- [SUPPLIED DATA]
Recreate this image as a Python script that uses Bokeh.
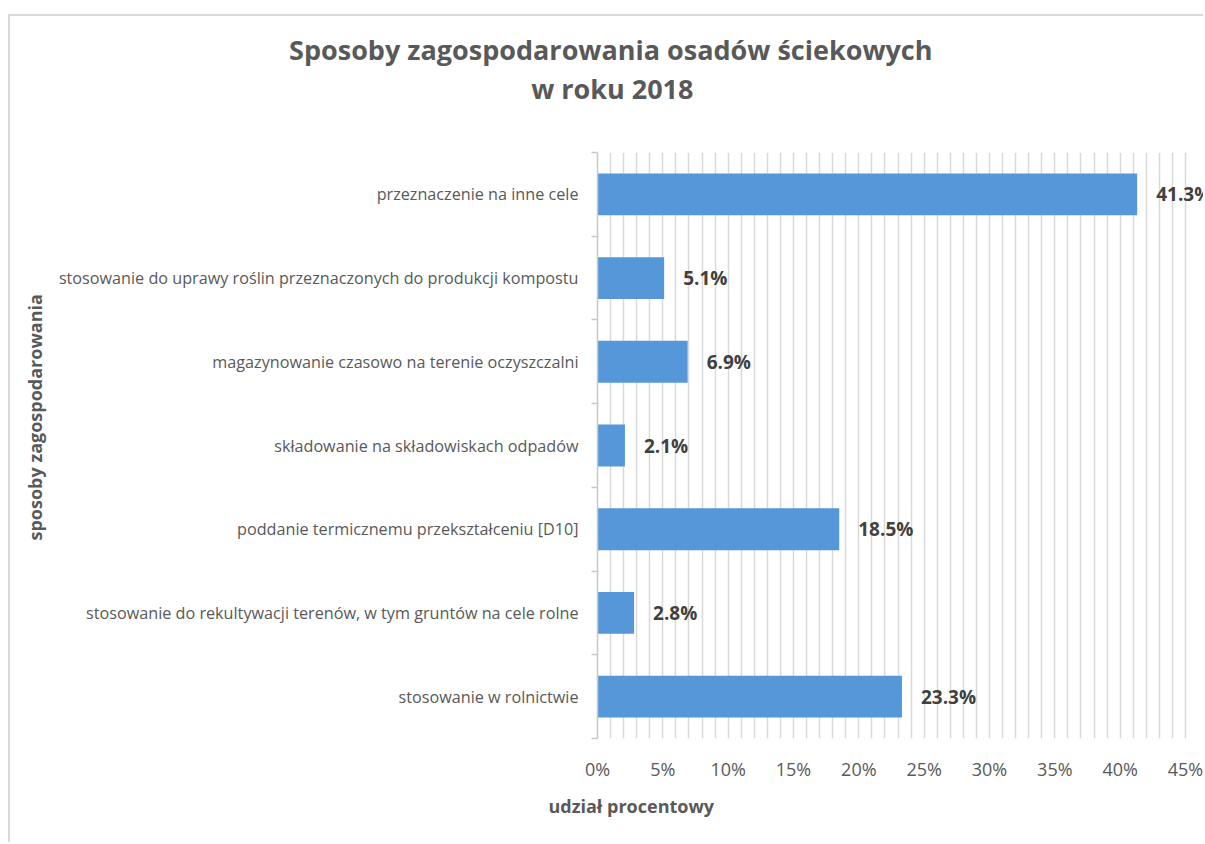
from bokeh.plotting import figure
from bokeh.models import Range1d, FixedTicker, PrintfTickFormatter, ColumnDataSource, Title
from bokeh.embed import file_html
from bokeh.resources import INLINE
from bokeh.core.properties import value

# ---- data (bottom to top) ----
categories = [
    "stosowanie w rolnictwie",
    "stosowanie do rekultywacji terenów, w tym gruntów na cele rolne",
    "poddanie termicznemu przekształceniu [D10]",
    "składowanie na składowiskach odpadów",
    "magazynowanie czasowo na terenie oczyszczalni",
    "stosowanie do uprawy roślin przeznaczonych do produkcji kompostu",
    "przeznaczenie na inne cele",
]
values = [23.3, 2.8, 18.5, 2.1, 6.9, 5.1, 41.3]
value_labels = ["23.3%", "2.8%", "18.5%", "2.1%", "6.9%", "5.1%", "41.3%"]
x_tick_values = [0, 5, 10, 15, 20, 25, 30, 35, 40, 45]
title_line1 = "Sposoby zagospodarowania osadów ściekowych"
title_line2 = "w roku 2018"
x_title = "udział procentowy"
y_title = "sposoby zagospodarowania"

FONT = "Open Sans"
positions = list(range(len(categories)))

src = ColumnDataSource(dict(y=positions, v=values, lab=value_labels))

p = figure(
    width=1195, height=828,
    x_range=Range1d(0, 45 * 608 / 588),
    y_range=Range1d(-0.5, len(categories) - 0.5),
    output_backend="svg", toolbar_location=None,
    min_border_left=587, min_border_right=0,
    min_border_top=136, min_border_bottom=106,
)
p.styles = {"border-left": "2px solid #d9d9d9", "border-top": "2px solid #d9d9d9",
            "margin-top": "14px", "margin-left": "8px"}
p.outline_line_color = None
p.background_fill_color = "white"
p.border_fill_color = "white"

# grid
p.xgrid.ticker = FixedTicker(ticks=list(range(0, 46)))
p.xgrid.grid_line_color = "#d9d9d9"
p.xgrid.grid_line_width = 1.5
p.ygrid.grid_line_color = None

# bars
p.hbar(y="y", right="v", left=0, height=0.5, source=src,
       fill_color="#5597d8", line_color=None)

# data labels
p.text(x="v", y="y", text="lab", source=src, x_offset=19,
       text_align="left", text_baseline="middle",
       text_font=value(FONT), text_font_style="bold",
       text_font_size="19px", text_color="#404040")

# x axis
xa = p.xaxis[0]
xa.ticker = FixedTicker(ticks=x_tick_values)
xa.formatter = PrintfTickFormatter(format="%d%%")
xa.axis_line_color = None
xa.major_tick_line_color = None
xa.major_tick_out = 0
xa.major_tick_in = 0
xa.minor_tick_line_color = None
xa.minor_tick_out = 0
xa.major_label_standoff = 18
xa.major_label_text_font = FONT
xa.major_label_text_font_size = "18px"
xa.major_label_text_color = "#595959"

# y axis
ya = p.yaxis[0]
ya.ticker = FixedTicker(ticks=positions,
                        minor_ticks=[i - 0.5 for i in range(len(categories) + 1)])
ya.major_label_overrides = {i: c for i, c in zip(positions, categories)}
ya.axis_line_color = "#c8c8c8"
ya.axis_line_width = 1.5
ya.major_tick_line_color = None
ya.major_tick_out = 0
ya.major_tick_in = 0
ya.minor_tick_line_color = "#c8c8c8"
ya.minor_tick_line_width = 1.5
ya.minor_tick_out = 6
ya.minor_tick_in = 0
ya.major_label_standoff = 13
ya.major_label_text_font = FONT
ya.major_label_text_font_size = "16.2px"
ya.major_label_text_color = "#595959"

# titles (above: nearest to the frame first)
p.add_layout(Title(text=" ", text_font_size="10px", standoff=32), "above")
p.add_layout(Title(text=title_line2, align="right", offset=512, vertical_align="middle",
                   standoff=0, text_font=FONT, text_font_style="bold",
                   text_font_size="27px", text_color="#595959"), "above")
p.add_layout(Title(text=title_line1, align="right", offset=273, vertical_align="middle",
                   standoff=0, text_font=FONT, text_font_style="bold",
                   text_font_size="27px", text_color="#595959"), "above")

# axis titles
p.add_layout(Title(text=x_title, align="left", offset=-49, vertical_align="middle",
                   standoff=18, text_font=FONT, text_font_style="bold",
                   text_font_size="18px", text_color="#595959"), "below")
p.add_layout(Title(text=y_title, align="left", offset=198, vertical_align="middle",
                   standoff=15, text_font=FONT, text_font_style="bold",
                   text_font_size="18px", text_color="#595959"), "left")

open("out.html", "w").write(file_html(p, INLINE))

- [EXERCISE DIRECTIONS]
Your task is to repeat the material above exactly, without its pictures.

- [THE RESPONSE]
Recreate this image as a Python script that uses Bokeh.
from bokeh.plotting import figure
from bokeh.models import Range1d, FixedTicker, PrintfTickFormatter, ColumnDataSource, Title
from bokeh.embed import file_html
from bokeh.resources import INLINE
from bokeh.core.properties import value

# ---- data (bottom to top) ----
categories = [
    "stosowanie w rolnictwie",
    "stosowanie do rekultywacji terenów, w tym gruntów na cele rolne",
    "poddanie termicznemu przekształceniu [D10]",
    "składowanie na składowiskach odpadów",
    "magazynowanie czasowo na terenie oczyszczalni",
    "stosowanie do uprawy roślin przeznaczonych do produkcji kompostu",
    "przeznaczenie na inne cele",
]
values = [23.3, 2.8, 18.5, 2.1, 6.9, 5.1, 41.3]
value_labels = ["23.3%", "2.8%", "18.5%", "2.1%", "6.9%", "5.1%", "41.3%"]
x_tick_values = [0, 5, 10, 15, 20, 25, 30, 35, 40, 45]
title_line1 = "Sposoby zagospodarowania osadów ściekowych"
title_line2 = "w roku 2018"
x_title = "udział procentowy"
y_title = "sposoby zagospodarowania"

FONT = "Open Sans"
positions = list(range(len(categories)))

src = ColumnDataSource(dict(y=positions, v=values, lab=value_labels))

p = figure(
    width=1195, height=828,
    x_range=Range1d(0, 45 * 608 / 588),
    y_range=Range1d(-0.5, len(categories) - 0.5),
    output_backend="svg", toolbar_location=None,
    min_border_left=587, min_border_right=0,
    min_border_top=136, min_border_bottom=106,
)
p.styles = {"border-left": "2px solid #d9d9d9", "border-top": "2px solid #d9d9d9",
            "margin-top": "14px", "margin-left": "8px"}
p.outline_line_color = None
p.background_fill_color = "white"
p.border_fill_color = "white"

# grid
p.xgrid.ticker = FixedTicker(ticks=list(range(0, 46)))
p.xgrid.grid_line_color = "#d9d9d9"
p.xgrid.grid_line_width = 1.5
p.ygrid.grid_line_color = None

# bars
p.hbar(y="y", right="v", left=0, height=0.5, source=src,
       fill_color="#5597d8", line_color=None)

# data labels
p.text(x="v", y="y", text="lab", source=src, x_offset=19,
       text_align="left", text_baseline="middle",
       text_font=value(FONT), text_font_style="bold",
       text_font_size="19px", text_color="#404040")

# x axis
xa = p.xaxis[0]
xa.ticker = FixedTicker(ticks=x_tick_values)
xa.formatter = PrintfTickFormatter(format="%d%%")
xa.axis_line_color = None
xa.major_tick_line_color = None
xa.major_tick_out = 0
xa.major_tick_in = 0
xa.minor_tick_line_color = None
xa.minor_tick_out = 0
xa.major_label_standoff = 18
xa.major_label_text_font = FONT
xa.major_label_text_font_size = "18px"
xa.major_label_text_color = "#595959"

# y axis
ya = p.yaxis[0]
ya.ticker = FixedTicker(ticks=positions,
                        minor_ticks=[i - 0.5 for i in range(len(categories) + 1)])
ya.major_label_overrides = {i: c for i, c in zip(positions, categories)}
ya.axis_line_color = "#c8c8c8"
ya.axis_line_width = 1.5
ya.major_tick_line_color = None
ya.major_tick_out = 0
ya.major_tick_in = 0
ya.minor_tick_line_color = "#c8c8c8"
ya.minor_tick_line_width = 1.5
ya.minor_tick_out = 6
ya.minor_tick_in = 0
ya.major_label_standoff = 13
ya.major_label_text_font = FONT
ya.major_label_text_font_size = "16.2px"
ya.major_label_text_color = "#595959"

# titles (above: nearest to the frame first)
p.add_layout(Title(text=" ", text_font_size="10px", standoff=32), "above")
p.add_layout(Title(text=title_line2, align="right", offset=512, vertical_align="middle",
                   standoff=0, text_font=FONT, text_font_style="bold",
                   text_font_size="27px", text_color="#595959"), "above")
p.add_layout(Title(text=title_line1, align="right", offset=273, vertical_align="middle",
                   standoff=0, text_font=FONT, text_font_style="bold",
                   text_font_size="27px", text_color="#595959"), "above")

# axis titles
p.add_layout(Title(text=x_title, align="left", offset=-49, vertical_align="middle",
                   standoff=18, text_font=FONT, text_font_style="bold",
                   text_font_size="18px", text_color="#595959"), "below")
p.add_layout(Title(text=y_title, align="left", offset=198, vertical_align="middle",
                   standoff=15, text_font=FONT, text_font_style="bold",
                   text_font_size="18px", text_color="#595959"), "left")

open("out.html", "w").write(file_html(p, INLINE))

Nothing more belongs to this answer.